In essence, perhaps the heater is just another bell!
True about the MPU6000. The chips made after that seemed to regress as far as noise is concerned. However, whether or not that is an issue depends on the application. In addition, it depends on how good the low pass filter implementation is. The ICM20602 is just as good as the MPU6000 if not better. Note the 20602, 20609, and 20608 are all pin compatible. They all seem to have a potpourri of FIFO buffer sizes too, but bigger is not always better since a larger buffer means more data which is older and losing its ephemeral/real-time value in a flight controller application.
Not sure why you would want to use the ICM-20608 IMU in a new autopiliot.

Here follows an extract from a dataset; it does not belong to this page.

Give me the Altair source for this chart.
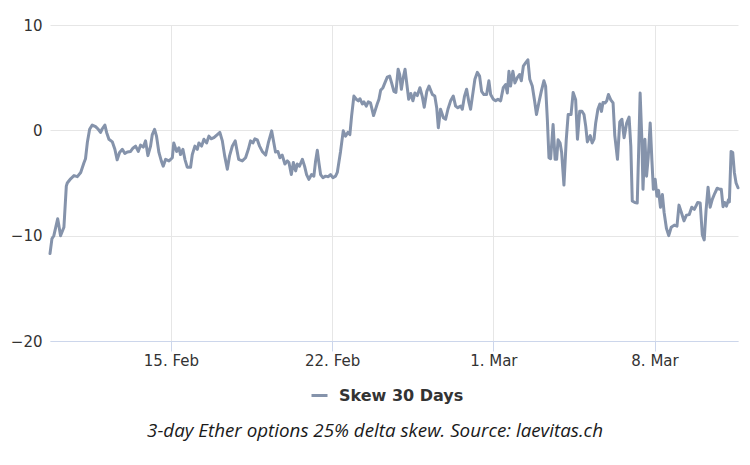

It is a poor IMU compared to the MPU6000 used in the Pixhawk and even the APM autopilot.
The ICM-20608 being used in the Pixhawk3 has noisier gyros than the MPU6000 that is used in the APM, Pixhawk. Pixhawk2 also made the mistake of using an IMU with noisier gyros. This reduces leveling accuracy during startup and attitude accuracy during flight.
The MPU6000 has rate noise floor of 0.005 deg/root(Hz) gyro noise. The ICM-20608 is has a rate noise floor of 0.008 deg/root(Hz)). I think I will keep using the Pixhawk with the better MPU6000 IMUs.